*Aim of the task*
Please reproduce exactly the lines between the line holding "Convert this chart to Chart.js code." and the line holding "21, weight: 'bold'", inclusive, leaving out any pictures.

*Material supplied*
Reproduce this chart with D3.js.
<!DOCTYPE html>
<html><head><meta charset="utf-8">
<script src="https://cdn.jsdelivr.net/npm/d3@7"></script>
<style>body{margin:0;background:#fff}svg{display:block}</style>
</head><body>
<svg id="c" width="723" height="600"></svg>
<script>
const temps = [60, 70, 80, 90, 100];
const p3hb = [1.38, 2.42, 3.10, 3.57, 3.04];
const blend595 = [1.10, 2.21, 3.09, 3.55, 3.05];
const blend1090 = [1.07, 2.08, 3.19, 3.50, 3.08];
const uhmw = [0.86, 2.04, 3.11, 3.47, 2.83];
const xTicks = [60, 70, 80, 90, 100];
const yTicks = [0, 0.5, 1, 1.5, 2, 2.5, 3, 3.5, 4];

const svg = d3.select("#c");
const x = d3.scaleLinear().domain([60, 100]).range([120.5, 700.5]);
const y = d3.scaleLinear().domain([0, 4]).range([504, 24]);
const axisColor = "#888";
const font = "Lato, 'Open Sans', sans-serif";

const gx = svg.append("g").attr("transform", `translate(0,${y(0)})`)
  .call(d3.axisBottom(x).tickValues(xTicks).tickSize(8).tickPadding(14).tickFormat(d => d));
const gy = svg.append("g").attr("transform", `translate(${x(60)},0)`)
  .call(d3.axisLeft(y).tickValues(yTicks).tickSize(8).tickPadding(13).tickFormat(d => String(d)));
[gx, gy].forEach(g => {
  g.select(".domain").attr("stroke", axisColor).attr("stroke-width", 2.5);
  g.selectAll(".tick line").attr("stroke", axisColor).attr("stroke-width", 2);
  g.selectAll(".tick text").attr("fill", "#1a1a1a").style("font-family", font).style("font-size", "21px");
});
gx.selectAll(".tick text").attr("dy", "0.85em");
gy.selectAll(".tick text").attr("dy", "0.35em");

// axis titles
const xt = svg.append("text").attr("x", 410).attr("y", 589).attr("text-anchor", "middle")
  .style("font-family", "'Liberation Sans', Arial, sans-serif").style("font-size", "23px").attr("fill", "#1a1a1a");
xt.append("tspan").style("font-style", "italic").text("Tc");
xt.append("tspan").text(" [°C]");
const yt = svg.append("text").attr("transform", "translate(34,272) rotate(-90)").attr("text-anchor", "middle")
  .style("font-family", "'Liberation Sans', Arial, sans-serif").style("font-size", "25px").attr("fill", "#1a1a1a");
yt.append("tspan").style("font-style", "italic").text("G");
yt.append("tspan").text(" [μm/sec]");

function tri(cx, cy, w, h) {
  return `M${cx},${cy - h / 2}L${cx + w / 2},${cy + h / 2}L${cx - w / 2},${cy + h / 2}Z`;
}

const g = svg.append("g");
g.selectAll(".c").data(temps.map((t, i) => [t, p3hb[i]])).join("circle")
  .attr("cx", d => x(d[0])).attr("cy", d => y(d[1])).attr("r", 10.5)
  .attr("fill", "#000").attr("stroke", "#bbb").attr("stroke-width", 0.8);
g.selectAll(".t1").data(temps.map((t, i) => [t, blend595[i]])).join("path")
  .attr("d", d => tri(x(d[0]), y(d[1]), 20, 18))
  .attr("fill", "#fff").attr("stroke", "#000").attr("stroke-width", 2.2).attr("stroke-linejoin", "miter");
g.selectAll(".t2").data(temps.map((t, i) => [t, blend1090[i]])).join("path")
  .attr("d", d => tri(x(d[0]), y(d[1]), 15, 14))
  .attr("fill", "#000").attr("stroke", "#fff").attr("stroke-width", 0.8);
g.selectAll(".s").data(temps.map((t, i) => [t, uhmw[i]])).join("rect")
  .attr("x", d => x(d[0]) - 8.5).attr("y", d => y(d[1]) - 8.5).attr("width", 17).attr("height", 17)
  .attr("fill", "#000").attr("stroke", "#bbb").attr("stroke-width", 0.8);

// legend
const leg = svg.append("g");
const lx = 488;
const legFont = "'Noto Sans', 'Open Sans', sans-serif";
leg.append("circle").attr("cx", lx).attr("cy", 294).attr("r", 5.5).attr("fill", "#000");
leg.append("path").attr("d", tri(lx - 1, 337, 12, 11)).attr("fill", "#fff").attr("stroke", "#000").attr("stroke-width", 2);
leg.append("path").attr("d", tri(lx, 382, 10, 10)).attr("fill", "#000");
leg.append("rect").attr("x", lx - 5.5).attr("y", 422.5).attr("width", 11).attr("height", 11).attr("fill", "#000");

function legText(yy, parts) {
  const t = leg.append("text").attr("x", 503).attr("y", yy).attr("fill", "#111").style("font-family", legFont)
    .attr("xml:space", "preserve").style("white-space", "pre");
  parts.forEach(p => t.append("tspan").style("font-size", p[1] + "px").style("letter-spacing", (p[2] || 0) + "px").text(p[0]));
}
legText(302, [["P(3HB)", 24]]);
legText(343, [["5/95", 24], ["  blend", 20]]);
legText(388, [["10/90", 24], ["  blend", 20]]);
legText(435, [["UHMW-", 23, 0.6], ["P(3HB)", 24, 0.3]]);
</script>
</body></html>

...

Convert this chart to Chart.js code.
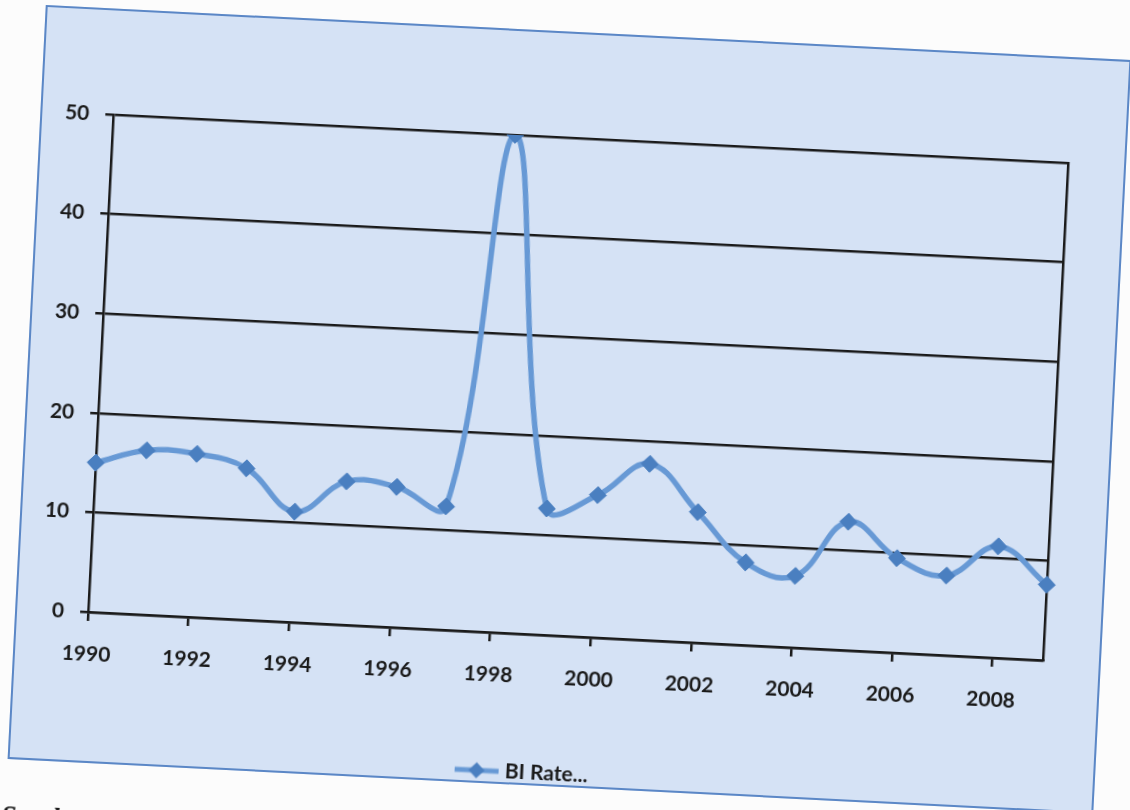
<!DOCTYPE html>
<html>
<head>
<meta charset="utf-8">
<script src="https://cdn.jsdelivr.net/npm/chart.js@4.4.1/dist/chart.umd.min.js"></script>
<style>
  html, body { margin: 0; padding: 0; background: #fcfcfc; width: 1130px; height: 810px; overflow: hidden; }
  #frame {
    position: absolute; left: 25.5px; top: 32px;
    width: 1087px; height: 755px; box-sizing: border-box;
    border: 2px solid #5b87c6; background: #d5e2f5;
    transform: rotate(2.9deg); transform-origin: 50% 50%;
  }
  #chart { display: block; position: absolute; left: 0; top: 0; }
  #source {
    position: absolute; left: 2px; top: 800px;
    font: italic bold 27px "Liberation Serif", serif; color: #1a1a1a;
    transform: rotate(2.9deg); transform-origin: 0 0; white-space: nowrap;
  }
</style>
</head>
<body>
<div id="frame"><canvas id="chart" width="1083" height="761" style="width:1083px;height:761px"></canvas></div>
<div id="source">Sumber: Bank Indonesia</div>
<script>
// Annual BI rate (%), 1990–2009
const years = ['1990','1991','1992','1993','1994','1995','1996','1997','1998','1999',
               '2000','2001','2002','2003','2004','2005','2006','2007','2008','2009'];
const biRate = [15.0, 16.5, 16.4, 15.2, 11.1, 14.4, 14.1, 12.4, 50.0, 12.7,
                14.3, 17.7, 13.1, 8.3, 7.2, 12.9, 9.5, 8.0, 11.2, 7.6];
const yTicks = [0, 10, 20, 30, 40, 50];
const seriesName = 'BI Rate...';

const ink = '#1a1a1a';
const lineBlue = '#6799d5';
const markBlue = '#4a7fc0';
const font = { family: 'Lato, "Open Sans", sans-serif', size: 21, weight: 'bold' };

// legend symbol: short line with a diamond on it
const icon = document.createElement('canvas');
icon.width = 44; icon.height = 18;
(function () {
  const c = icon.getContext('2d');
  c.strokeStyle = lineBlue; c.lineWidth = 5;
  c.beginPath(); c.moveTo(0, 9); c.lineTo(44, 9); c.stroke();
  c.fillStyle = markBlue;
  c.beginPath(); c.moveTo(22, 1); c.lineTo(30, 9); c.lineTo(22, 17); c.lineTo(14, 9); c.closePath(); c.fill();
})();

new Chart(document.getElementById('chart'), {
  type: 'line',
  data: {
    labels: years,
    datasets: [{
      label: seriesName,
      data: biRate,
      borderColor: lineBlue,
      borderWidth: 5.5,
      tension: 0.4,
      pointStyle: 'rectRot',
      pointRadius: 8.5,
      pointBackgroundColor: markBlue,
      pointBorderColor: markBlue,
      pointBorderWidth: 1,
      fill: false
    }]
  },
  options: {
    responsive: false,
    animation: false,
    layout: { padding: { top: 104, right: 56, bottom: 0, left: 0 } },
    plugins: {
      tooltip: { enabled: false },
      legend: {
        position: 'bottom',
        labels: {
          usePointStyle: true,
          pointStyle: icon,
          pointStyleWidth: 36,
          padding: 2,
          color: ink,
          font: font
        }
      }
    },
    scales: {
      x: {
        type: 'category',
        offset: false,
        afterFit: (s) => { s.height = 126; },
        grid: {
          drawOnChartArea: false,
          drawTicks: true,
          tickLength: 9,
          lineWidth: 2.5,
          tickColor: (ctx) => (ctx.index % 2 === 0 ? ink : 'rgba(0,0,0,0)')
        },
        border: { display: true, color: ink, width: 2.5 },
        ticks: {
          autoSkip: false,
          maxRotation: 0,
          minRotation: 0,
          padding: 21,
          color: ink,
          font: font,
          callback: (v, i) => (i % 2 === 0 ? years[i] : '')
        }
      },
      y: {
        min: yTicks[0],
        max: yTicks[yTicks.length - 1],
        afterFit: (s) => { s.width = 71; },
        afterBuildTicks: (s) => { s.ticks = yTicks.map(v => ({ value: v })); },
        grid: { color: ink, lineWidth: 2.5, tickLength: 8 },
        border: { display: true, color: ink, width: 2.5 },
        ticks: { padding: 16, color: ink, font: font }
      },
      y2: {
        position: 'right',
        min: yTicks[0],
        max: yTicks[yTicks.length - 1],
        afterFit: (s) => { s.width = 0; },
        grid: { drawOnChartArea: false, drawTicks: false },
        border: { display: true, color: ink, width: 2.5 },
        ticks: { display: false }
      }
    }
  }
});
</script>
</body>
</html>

*The solution*
Convert this chart to Chart.js code.
<!DOCTYPE html>
<html>
<head>
<meta charset="utf-8">
<script src="https://cdn.jsdelivr.net/npm/chart.js@4.4.1/dist/chart.umd.min.js"></script>
<style>
  html, body { margin: 0; padding: 0; background: #fcfcfc; width: 1130px; height: 810px; overflow: hidden; }
  #frame {
    position: absolute; left: 25.5px; top: 32px;
    width: 1087px; height: 755px; box-sizing: border-box;
    border: 2px solid #5b87c6; background: #d5e2f5;
    transform: rotate(2.9deg); transform-origin: 50% 50%;
  }
  #chart { display: block; position: absolute; left: 0; top: 0; }
  #source {
    position: absolute; left: 2px; top: 800px;
    font: italic bold 27px "Liberation Serif", serif; color: #1a1a1a;
    transform: rotate(2.9deg); transform-origin: 0 0; white-space: nowrap;
  }
</style>
</head>
<body>
<div id="frame"><canvas id="chart" width="1083" height="761" style="width:1083px;height:761px"></canvas></div>
<div id="source">Sumber: Bank Indonesia</div>
<script>
// Annual BI rate (%), 1990–2009
const years = ['1990','1991','1992','1993','1994','1995','1996','1997','1998','1999',
               '2000','2001','2002','2003','2004','2005','2006','2007','2008','2009'];
const biRate = [15.0, 16.5, 16.4, 15.2, 11.1, 14.4, 14.1, 12.4, 50.0, 12.7,
                14.3, 17.7, 13.1, 8.3, 7.2, 12.9, 9.5, 8.0, 11.2, 7.6];
const yTicks = [0, 10, 20, 30, 40, 50];
const seriesName = 'BI Rate...';

const ink = '#1a1a1a';
const lineBlue = '#6799d5';
const markBlue = '#4a7fc0';
const font = { family: 'Lato, "Open Sans", sans-serif', size: 21, weight: 'bold' };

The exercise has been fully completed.